Bento beats bullets: why every grid needs a featured tile

Why we turn flat lists into bento grids with one featured tile: hierarchy tells a visitor what matters first. An equal-weight grid is a decision nobody made.

Somewhere on almost every business website is a section that lists things: services, industries, capabilities, product families. And on most sites it is exactly that, a list. A flat run of bullets, or a grid of identical cards, every item the same size, nothing first.

We treat that as a failure state. On our builds, any grid of three or more peer items lands on a bento: a composed grid of unequal tiles where one featured tile is unmistakably first. The difference is not decoration. It is information.

The name comes from the Japanese lunch box: a container of unequal compartments composed into one clean rectangle. The compartments are different sizes because the contents matter differently. That is the entire idea.

Hierarchy is information

A visitor scanning a section is asking one question: what matters here? An equal-weight grid refuses to answer it. Twelve identical tiles say 'we could not decide,' and the visitor is left to do the sorting themselves, which mostly means they do not.

There is a reason restaurant menus, newspapers, and app stores all lead with a featured item. Attention is a budget. A layout that spends it evenly spends it badly, because even distribution guarantees the most important thing gets a twelfth of the attention it deserves.

An equal grid is usually not even a choice. It is the default the layout tool handed somebody, shipped unexamined: a decision nobody made. A bento encodes a real decision, this one first, these in support. And the hierarchy comes from size, not from color, badges, or ornament, because size is the one signal every eye reads instantly.

The featured tile earns its size

Featured is not a reward for being first in the array. The featured tile has to earn its position: it is the item most visitors came for, the one the business leads with, or the strongest example of the work. When a client points at one card and says that one is right, everything else gets matched to it.

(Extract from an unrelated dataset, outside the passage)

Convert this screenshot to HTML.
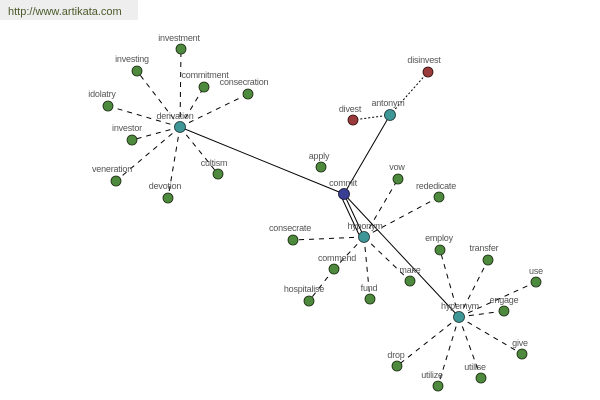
<!DOCTYPE html>
<html><head><meta charset="utf-8"><style>
body{margin:0;background:#fff;}
svg{display:block;}
text{font-family:"Liberation Sans",sans-serif;font-size:9px;fill:#555;text-anchor:middle;letter-spacing:-0.2px}
.d{stroke:#000;stroke-width:1;stroke-dasharray:5,5;fill:none}
.o{stroke:#000;stroke-width:1;stroke-dasharray:2,2;fill:none}
.s{stroke:#000;stroke-width:1;fill:none}
.g{fill:#4e8a3e;stroke:#1a2a10;stroke-width:0.8}
.t{fill:#3f9696;stroke:#1a3030;stroke-width:0.8}
.b{fill:#3a3f94;stroke:#101030;stroke-width:0.8}
.r{fill:#9a3a3a;stroke:#301010;stroke-width:0.8}
</style></head><body>
<svg width="600" height="400" viewBox="0 0 600 400">
<rect x="0" y="0" width="138" height="20" fill="#eeeeee"/>
<text x="8" y="15" style="text-anchor:start;font-size:11px;fill:#4a5a2a;letter-spacing:0">http://www.artikata.com</text>
<!-- solid -->
<line class="s" x1="180" y1="127" x2="344" y2="194"/>
<line class="s" x1="344" y1="194" x2="390" y2="115"/>
<line class="s" x1="344" y1="194" x2="364" y2="237"/>
<line class="s" x1="341" y1="196" x2="361" y2="239"/>
<line class="s" x1="344" y1="194" x2="459" y2="317"/>
<!-- dotted antonym -->
<line class="o" x1="390" y1="115" x2="428" y2="72"/>
<line class="o" x1="390" y1="115" x2="353" y2="120"/>
<!-- derivation -->
<g class="d">
<line x1="180" y1="127" x2="181" y2="49"/>
<line x1="180" y1="127" x2="137" y2="71"/>
<line x1="180" y1="127" x2="204" y2="87"/>
<line x1="180" y1="127" x2="248" y2="94"/>
<line x1="180" y1="127" x2="108" y2="106"/>
<line x1="180" y1="127" x2="132" y2="140"/>
<line x1="180" y1="127" x2="116" y2="181"/>
<line x1="180" y1="127" x2="168" y2="198"/>
<line x1="180" y1="127" x2="218" y2="174"/>
</g>
<!-- hyponym -->
<g class="d">
<line x1="364" y1="237" x2="398" y2="179"/>
<line x1="364" y1="237" x2="439" y2="197"/>
<line x1="364" y1="237" x2="293" y2="240"/>
<line x1="364" y1="237" x2="334" y2="269"/>
<line x1="364" y1="237" x2="410" y2="281"/>
<line x1="364" y1="237" x2="370" y2="299"/>
<line x1="334" y1="269" x2="309" y2="301"/>
</g>
<!-- hypernym -->
<g class="d">
<line x1="459" y1="317" x2="440" y2="250"/>
<line x1="459" y1="317" x2="488" y2="260"/>
<line x1="459" y1="317" x2="536" y2="282"/>
<line x1="459" y1="317" x2="504" y2="311"/>
<line x1="459" y1="317" x2="522" y2="354"/>
<line x1="459" y1="317" x2="481" y2="378"/>
<line x1="459" y1="317" x2="438" y2="386"/>
<line x1="459" y1="317" x2="397" y2="366"/>
</g>
<!-- nodes -->
<g>
<circle class="g" cx="181" cy="49" r="5"/><text x="179" y="41">investment</text>
<circle class="g" cx="137" cy="71" r="5"/><text x="132" y="62">investing</text>
<circle class="g" cx="204" cy="87" r="5"/><text x="205" y="78">commitment</text>
<circle class="g" cx="248" cy="94" r="5"/><text x="244" y="85">consecration</text>
<circle class="g" cx="108" cy="106" r="5"/><text x="102" y="97">idolatry</text>
<circle class="g" cx="132" cy="140" r="5"/><text x="127" y="131">investor</text>
<circle class="g" cx="116" cy="181" r="5"/><text x="112" y="172">veneration</text>
<circle class="g" cx="168" cy="198" r="5"/><text x="165" y="189">devotion</text>
<circle class="g" cx="218" cy="174" r="5"/><text x="214" y="166">cultism</text>
<circle class="t" cx="180" cy="127" r="5.5"/><text x="175" y="119">derivation</text>
<circle class="r" cx="428" cy="72" r="5"/><text x="424" y="63">disinvest</text>
<circle class="r" cx="353" cy="120" r="5"/><text x="350" y="112">divest</text>
<circle class="t" cx="390" cy="115" r="5.5"/><text x="388" y="106">antonym</text>
<circle class="g" cx="321" cy="167" r="5"/><text x="319" y="159">apply</text>
<circle class="g" cx="398" cy="179" r="5"/><text x="397" y="170">vow</text>
<circle class="g" cx="439" cy="197" r="5"/><text x="436" y="189">rededicate</text>
<circle class="g" cx="293" cy="240" r="5"/><text x="290" y="231">consecrate</text>
<circle class="g" cx="334" cy="269" r="5"/><text x="337" y="261">commend</text>
<circle class="g" cx="410" cy="281" r="5"/><text x="410" y="273">make</text>
<circle class="g" cx="309" cy="301" r="5"/><text x="304" y="292">hospitalise</text>
<circle class="g" cx="370" cy="299" r="5"/><text x="369" y="291">fund</text>
<circle class="t" cx="364" cy="237" r="5.5"/><text x="365" y="229">hyponym</text>
<circle class="g" cx="440" cy="250" r="5"/><text x="439" y="241">employ</text>
<circle class="g" cx="488" cy="260" r="5"/><text x="484" y="251">transfer</text>
<circle class="g" cx="536" cy="282" r="5"/><text x="536" y="274">use</text>
<circle class="g" cx="504" cy="311" r="5"/><text x="504" y="303">engage</text>
<circle class="g" cx="522" cy="354" r="5"/><text x="520" y="346">give</text>
<circle class="g" cx="481" cy="378" r="5"/><text x="475" y="370">utilise</text>
<circle class="g" cx="438" cy="386" r="5"/><text x="432" y="378">utilize</text>
<circle class="g" cx="397" cy="366" r="5"/><text x="396" y="358">drop</text>
<circle class="t" cx="459" cy="317" r="5.5"/><text x="460" y="309">hypernym</text>
<circle class="b" cx="344" cy="194" r="5.5"/><text x="343" y="186">commit</text>
</g>
</svg>
</body></html>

And the featured tile gets real advantages, not a subtle nudge:

  • It spans two columns and two rows while supporting tiles take one cell each
  • Its heading runs noticeably larger than the supporting headings
  • It carries the tallest photo, filling its frame edge to edge
  • Supporting tiles stay compact, so the contrast in weight is obvious at a glance

The saga that taught us

We learned this the long way on Belzona Baton Rouge, an industrial coatings distributor with hundreds of application pages. The application-areas section went through version after version: plain lists, flat full-width rows, items grouped under area headings, a column per area, one band per row. Every version was rejected for the same underlying reason. No hierarchy. Nothing to look at first.

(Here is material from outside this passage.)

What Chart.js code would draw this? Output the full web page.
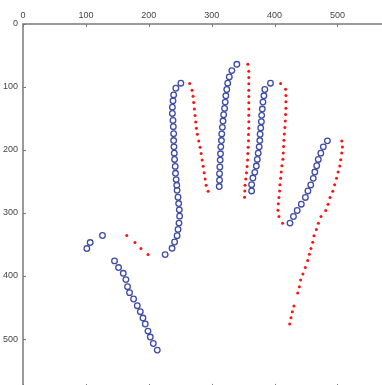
<!DOCTYPE html>
<html>
<head>
<meta charset="utf-8">
<script src="https://cdn.jsdelivr.net/npm/chart.js@4/dist/chart.umd.min.js"></script>
<style>
html,body{margin:0;padding:0;overflow:hidden;background:#fff;width:382px;height:385px;}
#c{position:absolute;left:0;top:0;width:390px;height:391px;}
</style>
</head>
<body>
<canvas id="c" width="390" height="391"></canvas>
<script>
// Tick labels
const xTicks = [0, 100, 200, 300, 400, 500];
const yTicks = [0, 100, 200, 300, 400, 500];

// Blue open-circle series (contour points)
const blueX = [
  213.5, 207.2, 202.4, 198.7, 194.4, 190.7, 186.5, 181.7, 175.8, 169.4, 166.2, 163.6, 159.4, 151.9, 145.5,
  126.4, 106.8, 101.5,
  226, 237, 241, 245, 246.5, 248, 249, 248.5, 247.5, 246.5, 245, 244.5, 243.5, 242.5, 242, 241, 240.5, 240, 239.5, 239.5, 239, 238.5, 237.5, 237.5, 238.5, 239.5, 243, 251,
  340, 332, 328, 325.5, 324, 322.5, 321.5, 320.5, 319, 318, 317, 316, 315.5, 314.5, 314, 313.5, 313, 312.5, 312.5, 312,
  393.5, 384.5, 383, 381.5, 380.5, 379.5, 379, 378, 377, 376.5, 375.5, 374, 372.5, 371, 368.5, 365.5, 363.5, 363.5,
  484, 477.5, 473.5, 469.5, 467, 464, 461.5, 457.5, 453, 449, 442.5, 436, 430, 424.5
];
const blueY = [
  517.6, 507.1, 496.9, 487.4, 476.2, 466.7, 456.6, 447.1, 436.5, 426.4, 416.9, 405.7, 395.7, 386.6, 376,
  335.7, 346.9, 356.4,
  366, 356, 346, 336, 326, 316, 305, 295, 285, 275, 264, 256, 247, 237, 226, 215, 205, 195, 185, 174, 163, 153, 142, 132, 122, 112.5, 102, 94,
  64, 74, 84, 94, 104, 114, 124, 134, 144, 154, 164, 174.5, 185, 195, 206, 216, 227, 237.5, 248, 258,
  94, 104, 114, 124, 135, 145, 155, 165, 175, 185, 195, 205, 215, 225.5, 235.5, 244.5, 255, 265,
  185.5, 195, 205, 215, 225, 235, 245, 255.5, 265, 275.3, 286, 296, 305.5, 316
];

// Red dot series
const redX = [
  165, 178, 187.5, 198.7,
  265, 268.8, 270.4, 271.4, 272.5, 273.6, 274.6, 275.7, 277.3, 279.4, 281.6, 283.2, 284.8, 286.4, 288, 289.6, 291.2, 294.3,
  357.5, 359, 359, 359, 359, 359, 359, 359, 359, 359, 359, 358.5, 358.5, 358, 357.5, 357, 356.3, 355.3, 354.2, 353, 352.7, 352.2,
  409.6, 417.5, 418, 418, 418, 417.5, 417, 416.4, 415.5, 414.8, 414.3, 413.9, 413.2, 411.6, 410.6, 409.6, 408.5, 408, 406.9, 405.9, 405.4, 406.9, 412.7,
  506.8, 507.9, 506.8, 505.2, 503.6, 501, 498.5, 495.5, 492.5, 488.1, 485, 481.3, 473.8, 469.6, 466.5, 462.6, 460.6, 457.9, 455.3, 452.6, 448.9, 445.1, 441.4, 439.4, 436.7, 430.8, 428.2, 426.1, 424
];
const redY = [
  335.7, 347, 356.4, 366,
  94.4, 105, 114.6, 124.6, 134.8, 145.3, 155.4, 165.5, 175, 185.7, 195.7, 205.7, 215.9, 225.9, 236, 246.1, 255.9, 265.3,
  64, 75, 85, 95, 105, 115, 125, 135, 145, 155, 165.5, 175.5, 185.5, 195.5, 205.7, 216, 226, 236, 246, 256, 265, 275,
  94.4, 103.4, 113.4, 123.5, 133.6, 143.7, 153.9, 164.4, 174.5, 184.6, 194.6, 204.8, 214.8, 224.8, 235, 245, 255.1, 265.2, 275.3, 285.3, 295.5, 305.5, 316.1,
  185.7, 195.2, 204.8, 215.3, 225.5, 235, 245, 255.3, 265.5, 275.3, 285.9, 296, 305.5, 316.1, 326.2, 336.2, 346.4, 356.4, 365.5, 375.5, 386.6, 396.7, 406.3, 416.9, 426.9, 447.6, 456.6, 466.2, 476.2
];

const toPts = (xs, ys) => xs.map((x, i) => ({x: x, y: ys[i]}));

const AXIS_COLOR = '#7a7a7a';
const innerTicks = {
  id: 'innerTicks',
  afterDraw(chart) {
    const ctx = chart.ctx, a = chart.chartArea;
    const xs = chart.scales.x, ys = chart.scales.y;
    ctx.save();
    ctx.strokeStyle = AXIS_COLOR;
    ctx.lineWidth = 1;
    ctx.beginPath();
    xTicks.forEach(v => {
      const p = Math.round(xs.getPixelForValue(v)) + 0.5;
      ctx.moveTo(p, a.top); ctx.lineTo(p, a.top + 3);
      ctx.moveTo(p, a.bottom); ctx.lineTo(p, a.bottom - 3);
    });
    yTicks.forEach(v => {
      const p = Math.round(ys.getPixelForValue(v)) + 0.5;
      ctx.moveTo(a.left, p); ctx.lineTo(a.left + 3, p);
      ctx.moveTo(a.right, p); ctx.lineTo(a.right - 3, p);
    });
    ctx.stroke();
    ctx.lineWidth = 1.5;
    ctx.beginPath();
    ctx.moveTo(a.left, a.bottom); ctx.lineTo(a.left, a.top); ctx.lineTo(a.right, a.top);
    ctx.lineTo(a.right, a.bottom); ctx.lineTo(a.left, a.bottom);
    ctx.stroke();
    ctx.restore();
  }
};

const zeroPad = s => { s.paddingLeft = 0; s.paddingRight = 0; s.paddingTop = 0; s.paddingBottom = 0; };

new Chart(document.getElementById('c'), {
  type: 'scatter',
  data: {
    datasets: [
      {
        label: 'blue',
        data: toPts(blueX, blueY),
        pointStyle: 'circle',
        pointRadius: 2.8,
        pointBorderWidth: 1.3,
        borderColor: '#3e4ba6',
        backgroundColor: 'rgba(0,0,0,0)',
        pointHoverRadius: 2.8
      },
      {
        label: 'red',
        data: toPts(redX, redY),
        pointStyle: 'circle',
        pointRadius: 1.5,
        pointBorderWidth: 0,
        borderColor: '#ff1010',
        backgroundColor: '#ff1010',
        pointHoverRadius: 1.5
      }
    ]
  },
  options: {
    responsive: false,
    maintainAspectRatio: false,
    devicePixelRatio: 1,
    animation: false,
    events: [],
    layout: {padding: {left: 0, top: 0, right: 1, bottom: 1}},
    plugins: {legend: {display: false}, tooltip: {enabled: false}},
    scales: {
      x: {
        type: 'linear',
        position: 'top',
        min: 0,
        max: 577,
        afterBuildTicks: s => { s.ticks = xTicks.map(v => ({value: v})); },
        afterFit: s => { s.height = 24; zeroPad(s); },
        grid: {display: false, drawTicks: false},
        border: {display: false},
        ticks: {
          padding: 3,
          maxRotation: 0,
          autoSkip: false,
          color: '#444',
          font: {family: 'Liberation Sans, Arial, sans-serif', size: 9}
        }
      },
      y: {
        type: 'linear',
        reverse: true,
        min: 0,
        max: 576,
        afterBuildTicks: s => { s.ticks = yTicks.map(v => ({value: v})); },
        afterFit: s => { s.width = 23; zeroPad(s); },
        grid: {display: false, drawTicks: false},
        border: {display: false},
        ticks: {
          padding: 5,
          autoSkip: false,
          color: '#444',
          font: {family: 'Liberation Sans, Arial, sans-serif', size: 9}
        }
      }
    }
  },
  plugins: [innerTicks]
});
</script>
</body>
</html>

The version that finally worked was a three-column bento: a dominant tile spanning two columns and two rows, gradient background, taller photo, bigger heading, with compact white supporting tiles around it. It has been our default for grids of peers ever since.

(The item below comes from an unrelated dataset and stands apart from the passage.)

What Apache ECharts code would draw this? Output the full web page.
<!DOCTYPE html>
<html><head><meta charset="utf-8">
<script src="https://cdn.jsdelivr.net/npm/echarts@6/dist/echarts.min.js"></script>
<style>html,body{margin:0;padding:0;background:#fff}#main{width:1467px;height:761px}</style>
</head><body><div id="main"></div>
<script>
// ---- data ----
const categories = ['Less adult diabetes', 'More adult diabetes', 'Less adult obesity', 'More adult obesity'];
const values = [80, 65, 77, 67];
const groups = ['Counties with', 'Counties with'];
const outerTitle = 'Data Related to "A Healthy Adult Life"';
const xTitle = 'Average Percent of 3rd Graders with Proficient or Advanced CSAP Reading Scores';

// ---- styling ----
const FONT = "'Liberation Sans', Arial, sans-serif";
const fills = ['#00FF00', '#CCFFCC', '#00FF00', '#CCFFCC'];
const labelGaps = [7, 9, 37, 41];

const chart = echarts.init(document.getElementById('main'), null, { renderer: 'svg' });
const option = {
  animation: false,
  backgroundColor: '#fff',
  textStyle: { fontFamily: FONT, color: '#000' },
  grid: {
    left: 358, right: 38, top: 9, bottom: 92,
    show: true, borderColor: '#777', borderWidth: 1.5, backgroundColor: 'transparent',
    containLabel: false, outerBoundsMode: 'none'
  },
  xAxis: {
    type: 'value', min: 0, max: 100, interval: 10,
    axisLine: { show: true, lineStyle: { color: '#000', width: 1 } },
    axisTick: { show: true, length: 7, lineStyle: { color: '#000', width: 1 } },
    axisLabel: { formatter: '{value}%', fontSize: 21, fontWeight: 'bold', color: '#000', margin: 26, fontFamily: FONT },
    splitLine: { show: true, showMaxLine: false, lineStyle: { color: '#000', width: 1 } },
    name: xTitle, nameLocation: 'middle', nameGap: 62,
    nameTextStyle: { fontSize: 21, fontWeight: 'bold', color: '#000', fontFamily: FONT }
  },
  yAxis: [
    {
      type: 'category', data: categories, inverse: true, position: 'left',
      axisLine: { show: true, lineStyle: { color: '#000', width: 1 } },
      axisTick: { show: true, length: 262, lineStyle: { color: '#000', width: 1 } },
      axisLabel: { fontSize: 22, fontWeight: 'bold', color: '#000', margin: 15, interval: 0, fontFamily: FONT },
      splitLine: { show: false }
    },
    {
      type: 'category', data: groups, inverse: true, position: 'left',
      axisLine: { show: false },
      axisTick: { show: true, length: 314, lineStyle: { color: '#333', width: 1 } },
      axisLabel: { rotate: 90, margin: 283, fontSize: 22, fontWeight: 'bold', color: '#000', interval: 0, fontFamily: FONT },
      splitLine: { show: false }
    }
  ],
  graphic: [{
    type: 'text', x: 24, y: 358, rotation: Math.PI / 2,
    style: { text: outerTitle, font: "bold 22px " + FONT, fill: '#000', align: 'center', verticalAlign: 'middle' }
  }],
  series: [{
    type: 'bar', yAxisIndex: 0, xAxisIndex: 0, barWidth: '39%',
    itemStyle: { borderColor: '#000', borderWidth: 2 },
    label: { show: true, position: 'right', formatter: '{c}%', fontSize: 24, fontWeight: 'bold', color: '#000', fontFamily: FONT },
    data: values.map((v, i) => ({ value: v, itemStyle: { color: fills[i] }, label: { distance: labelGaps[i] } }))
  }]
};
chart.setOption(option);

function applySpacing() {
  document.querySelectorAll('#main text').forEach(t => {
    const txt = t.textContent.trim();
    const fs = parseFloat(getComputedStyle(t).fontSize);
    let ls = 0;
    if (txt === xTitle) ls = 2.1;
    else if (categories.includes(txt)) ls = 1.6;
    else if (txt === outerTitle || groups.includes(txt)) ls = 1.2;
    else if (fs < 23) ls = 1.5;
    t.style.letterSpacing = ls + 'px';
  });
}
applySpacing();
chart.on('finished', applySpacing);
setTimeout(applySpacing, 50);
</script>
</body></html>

The deeper lesson from that saga was about matching, not just layout. Once one section reaches the right shape, it becomes the exemplar, and the job shifts to raising every peer section to meet it. Consistency is what makes the pattern read as design instead of coincidence.

Complete the rectangle

A bento has one non-negotiable geometric rule: it must complete a clean rectangle. Three tiles across the top and one orphan hanging below reads as a mistake, because it is one. So we cap and curate the counts to fill the grid, and route the overflow to a 'browse all' page instead of cramming it in.

That is not hiding content. The bento is the front door; the list is the index. A complete grouped list can live at the bottom of the page or on its own route, where completeness helps search engines and deep researchers without wrecking the first impression.

There is an honest exception, too. With too few peers to fill a rectangle around a featured tile, forcing the pattern produces exactly the orphan problem it exists to prevent. In that case we drop to equal cards deliberately, the way we did on America Premier's homepage. The rule is hierarchy where hierarchy is true, not bento everywhere.

It has to survive the phone

Hierarchy also has to survive small screens, where every grid collapses. Ours step down from three columns to two to one, and the featured tile leads the single column at full width, so the thing that mattered most on desktop is still the first thing seen on a phone. Tap targets grow, photos stay full-bleed, and nothing depends on hover.

Bullets tell a visitor you had a list. A bento tells them what matters first, what supports it, and where to go deeper, all before they have read a word. That is the job of layout: to make the decision visible.